Toronto was not only the scene for Microsoft’s 2012 edition of its Worldwide Partner Conference, it will also be the home of the first Microsoft-branded retail store outside the United States.
COO Kevin Turner announced the stores would be coming to Canada during his keynote at WPC, and Microsoft Canada president Max Long later confirmed that the chosen location was indeed Toronto’s upscale Yorkdale Shopping Centre.
“We’re delighted to have the first international Microsoft Store,” Long said. “Yorkdale is the location we chose because it’s top-notch, and because it’s the most profitable mall in North America.”
The company said the store will be close to 7,000 square feet, and will result in 50 new jobs. The store is expected to be open in time for the holiday shopping rush.
The company currently has 20 stores in the United States, with another eight listed as “coming soon,” including another pseudo-international expansion, a location soon to open in San Juan, Puerto Rico. The first location opened in Arizona in 2009, a showcase for Microsoft’s OEM partners against the competitive pressures of the retail experience of the Apple Store.
Indeed, the Microsoft Store design borrows many cues from the Apple Store, with shining hardwood floors, clean, open spaces, and lots of devices to try out first hand. Where it differs, of course, is that the gear on hand is not all Microsoft – although Steve Ballmer confirmed this week that the Microsoft Store and Microsoft.com will be the only places consumers will be able to get the company’s much-hyped Surface tablet when it launches – but predominantly third-party gear running Windows.
Will there be more Microsoft Stores in Canada?
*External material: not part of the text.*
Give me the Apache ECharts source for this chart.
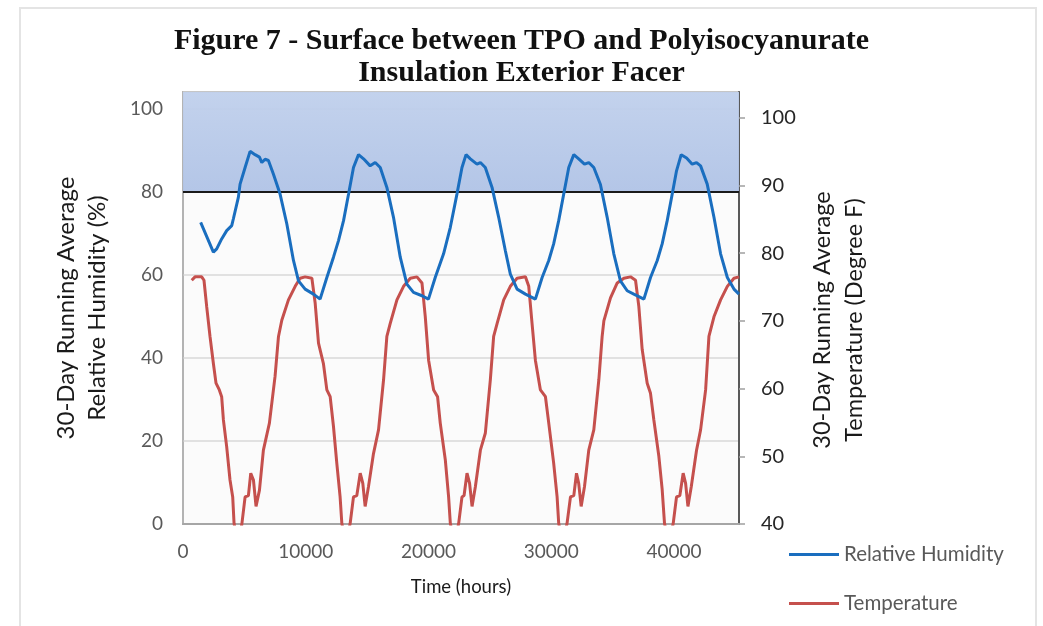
<!DOCTYPE html>
<html><head><meta charset="utf-8">
<script src="https://cdn.jsdelivr.net/npm/echarts@6/dist/echarts.min.js"></script>
<style>html,body{margin:0;padding:0;background:#fff}#c{width:1043px;height:626px}</style>
</head><body><div id="c"></div>
<script>
// Relative humidity (left axis, %)
const rhHours = [1440,2475,2745,3150,3560,3970,4100,4510,4650,5060,5465,5870,6230,6420,6690,6960,7370,7910,8460,9000,9410,9950,10630,11170,
  11720,12260,12670,13080,13490,13890,14300,14710,15250,15660,16070,16610,17150,17700,18240,18780,19470,20000,
  20550,21230,21780,22320,22730,23060,23410,23950,24230,24630,25180,25720,26260,26670,27220,27900,28710,
  29260,29800,30200,30610,31020,31430,31840,32240,32710,33060,33470,34010,34560,35100,35640,36190,36730,37550,
  38090,38640,39040,39450,39860,40210,40590,41030,41490,41840,42170,42710,43260,43800,44350,44890,45300];
const rhValues = [72.7,65.5,66.3,68.7,70.7,71.9,73.5,78.7,81.9,85.9,89.8,89.0,88.4,87.1,87.9,87.6,84.3,79.5,72.3,63.5,58.6,56.6,55.4,54.2,
  59.4,64.3,68.3,73.1,79.5,85.9,89.0,88.0,86.3,87.1,85.9,81.1,73.9,64.3,57.8,55.8,55.0,54.2,
  59.4,65.1,71.5,79.5,85.9,89.0,88.0,86.7,87.1,85.9,81.1,73.9,65.9,60.2,56.6,55.4,54.2,
  59.4,63.5,67.5,73.1,79.5,85.9,89.0,88.0,86.7,87.1,85.9,81.8,73.9,65.1,58.6,56.2,55.4,54.2,
  59.4,63.5,67.5,73.1,79.5,85.1,89.0,88.2,86.7,87.1,86.3,81.9,73.9,65.1,59.4,56.6,55.4];

// Temperature (right axis, degree F)
const tempHours = [710,980,1525,1710,1930,2200,2475,2690,2960,3150,3290,3560,3830,4050,4160,4450,4790,5060,5330,5520,5740,5950,6230,6550,7040,7500,7780,8050,8590,9140,9540,9950,10500,10770,11040,11440,
  11720,11990,12260,12530,12800,12940,13280,13620,13890,14160,14440,14650,14840,15110,15520,15930,16340,16610,16880,17430,17970,18520,19060,19470,19740,20010,20420,20740,20960,21370,21640,21780,22120,22460,
  22730,22900,23140,23350,23550,23820,24230,24630,25040,25310,25590,26130,26670,27220,27900,28170,28440,28710,29120,29530,29800,30200,30480,30610,30950,31290,
  31570,31840,32060,32240,32440,32710,33060,33470,33880,34150,34290,34830,35380,35920,36460,36870,37140,37410,37820,38090,38360,38770,39040,39230,39590,39940,
  40210,40480,40750,40950,41140,41410,41840,42170,42580,42850,43260,43800,44350,44890,45300];
const tempValues = [76.0,76.5,76.5,76.0,72.1,67.7,63.7,60.8,59.8,58.8,55.4,51.4,46.5,44.0,40.1,37.0,39.9,44.0,44.2,47.5,46.5,42.6,45.0,50.9,54.9,61.8,67.7,70.1,73.1,75.1,76.3,76.5,76.3,72.6,66.7,63.7,
  59.8,58.8,54.4,49.0,44.0,40.1,37.0,40.1,44.0,44.2,47.5,46.0,42.6,45.5,50.4,53.9,61.3,67.7,69.6,73.1,75.1,76.3,76.5,75.6,70.6,64.2,59.8,58.8,54.9,49.5,44.0,40.1,37.0,40.1,
  44.0,44.2,47.5,46.0,42.6,45.5,50.9,53.4,61.3,67.7,69.6,73.1,75.1,76.3,76.5,75.1,69.6,64.2,59.8,58.8,54.9,49.0,44.0,40.1,37.0,40.1,
  44.0,44.2,47.5,46.0,42.6,45.5,50.9,53.9,61.3,67.7,70.0,73.4,75.6,76.3,76.5,76.0,72.1,65.8,60.8,59.3,55.4,50.0,45.1,40.1,37.0,40.1,
  44.0,44.2,47.5,46.0,42.6,45.5,50.9,53.9,59.8,67.7,70.6,73.1,75.1,76.3,76.5];

const titleText = 'Figure 7 - Surface between TPO and Polyisocyanurate\nInsulation Exterior Facer';
const seriesNames = ['Relative Humidity', 'Temperature'];
const leftAxisName = '30-Day Running Average\nRelative Humidity (%)';
const rightAxisName = '30-Day Running Average\nTemperature (Degree F)';
const xAxisName = 'Time (hours)';
const thresholdRH = 80;

const zip = (a, b) => a.map((v, i) => [v, b[i]]);
const FONT = 'Lato';
const chart = echarts.init(document.getElementById('c'), null, {renderer: 'canvas'});
const LMAX = 104.1, RMAX = 103.8;
chart.setOption({
  animation: false,
  backgroundColor: '#ffffff',
  textStyle: {fontFamily: FONT},
  graphic: [{type: 'rect', shape: {x: 20, y: 8, width: 1016, height: 700}, style: {fill: 'none', stroke: '#e4e4e4', lineWidth: 2}, silent: true}],
  title: {
    text: titleText, left: 'center', top: 20,
    textStyle: {fontFamily: 'Liberation Serif', fontWeight: 'bold', fontSize: 30, lineHeight: 32, color: '#111'}
  },
  legend: {
    orient: 'vertical', left: 789, top: 544, padding: 0, itemWidth: 50, itemHeight: 3, icon: 'rect', itemGap: 28,
    textStyle: {color: '#595959', fontSize: 20.5, fontFamily: FONT},
    data: seriesNames
  },
  grid: {left: 183, right: 304, top: 92, bottom: 102, show: true, borderColor: '#6e6e6e', borderWidth: 1.5, backgroundColor: '#fbfbfb'},
  xAxis: {
    type: 'value', min: 0, max: 45300, interval: 10000,
    axisLine: {show: true, lineStyle: {color: '#a6a6a6', width: 2}},
    axisTick: {show: false}, splitLine: {show: false},
    axisLabel: {color: '#595959', fontSize: 19, margin: 18, showMaxLabel: false, formatter: v => String(v)},
    name: xAxisName, nameLocation: 'middle', nameGap: 54,
    nameTextStyle: {color: '#1a1a1a', fontSize: 18.5}
  },
  yAxis: [{
    type: 'value', min: 0, max: LMAX, interval: 20, position: 'left',
    axisLine: {show: true, lineStyle: {color: '#bfbfbf', width: 1.5}},
    axisTick: {show: false},
    splitLine: {show: true, lineStyle: {color: '#d9d9d9', width: 1.5}},
    axisLabel: {color: '#595959', fontSize: 19, margin: 20, showMaxLabel: false},
    name: leftAxisName, nameLocation: 'middle', nameRotate: 90, nameGap: 70,
    nameTextStyle: {color: '#1a1a1a', fontSize: 24, lineHeight: 31}
  }, {
    type: 'value', min: 40, max: RMAX, interval: 10, position: 'right',
    axisLine: {show: true, lineStyle: {color: '#595959', width: 2}},
    axisTick: {show: true, length: 6, lineStyle: {color: '#a0a0a0', width: 1.5}},
    splitLine: {show: false},
    axisLabel: {color: '#262626', fontSize: 20, margin: 22, showMaxLabel: false},
    name: rightAxisName, nameLocation: 'middle', nameRotate: 90, nameGap: 66,
    nameTextStyle: {color: '#1a1a1a', fontSize: 23.5, lineHeight: 32, padding: [0, 24, 0, 0]}
  }],
  series: [{
    name: 'bg', type: 'line', data: [], yAxisIndex: 0, silent: true, z: 1,
    markArea: {
      silent: true, z: 1,
      data: [[{yAxis: thresholdRH, itemStyle: {color: new echarts.graphic.LinearGradient(0, 0, 0, 1, [
        {offset: 0, color: 'rgba(192,208,236,0.95)'}, {offset: 1, color: 'rgba(176,195,230,0.95)'}])}}, {yAxis: LMAX}]]
    },
    markLine: {
      silent: true, symbol: 'none', z: 2, label: {show: false},
      lineStyle: {color: '#1a1a1a', width: 2, type: 'solid'},
      data: [{yAxis: thresholdRH}]
    }
  }, {
    name: seriesNames[0], type: 'line', yAxisIndex: 0, z: 4, showSymbol: false,
    data: zip(rhHours, rhValues),
    color: '#1a6ebf', lineStyle: {color: '#1a6ebf', width: 3}
  }, {
    name: seriesNames[1], type: 'line', yAxisIndex: 1, z: 3, showSymbol: false,
    data: zip(tempHours, tempValues),
    color: '#c5504d', lineStyle: {color: '#c5504d', width: 3}
  }]
});
</script></body></html>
The magic eight-ball says “seems likely,” but for now, Long and the Microsoft Canada team are playing any cards they may hold close to their vests. The focus, he said, is on getting the Yorkdale store open, and making it an important part of its neighbourhood.
“We’ll do some work with the community, and really do a big launch for the store,” he said. “It’s a significant one for us.”
The idea of a vendor-owned store is generally the kind of thing that gives solution providers fits, bringing to mind immediate notions of channel conflict. However, the Microsoft Store does seem to be targeted firmly at home users looking to buy a PC, an Xbox, or related products. There may be some friction with SOHO users deciding between their local solution provider (or retailer), and the Microsoft Store, but even then, it’s likely to be the Future Shops and Best Buys of the world that lose out to the company-branded Store.
I’m also reminded of the story of an Apple partner I spoke with a few years ago, shortly after an Apple Store had opened not too far from his location. What was the impact on his business? Yes, his consumer business had taken a hit as a result of direct competition from Cupertino. But he had largely refocused his business around business Mac users, and business was booming. Why? Because the Apple Store presence was raising awareness about the Mac platform, and business users were interested in learning more and doing more with it. But his business clients were staying away from the Apple Store in droves and flocking to his much quieter location to learn more about the Mac and to buy the gear they now wanted for their businesses. To borrow from the late baseball (and philosophy) legend Yogi Berra, when it came to business users and the Apple Store, “nobody goes there anymore. It’s too crowded.”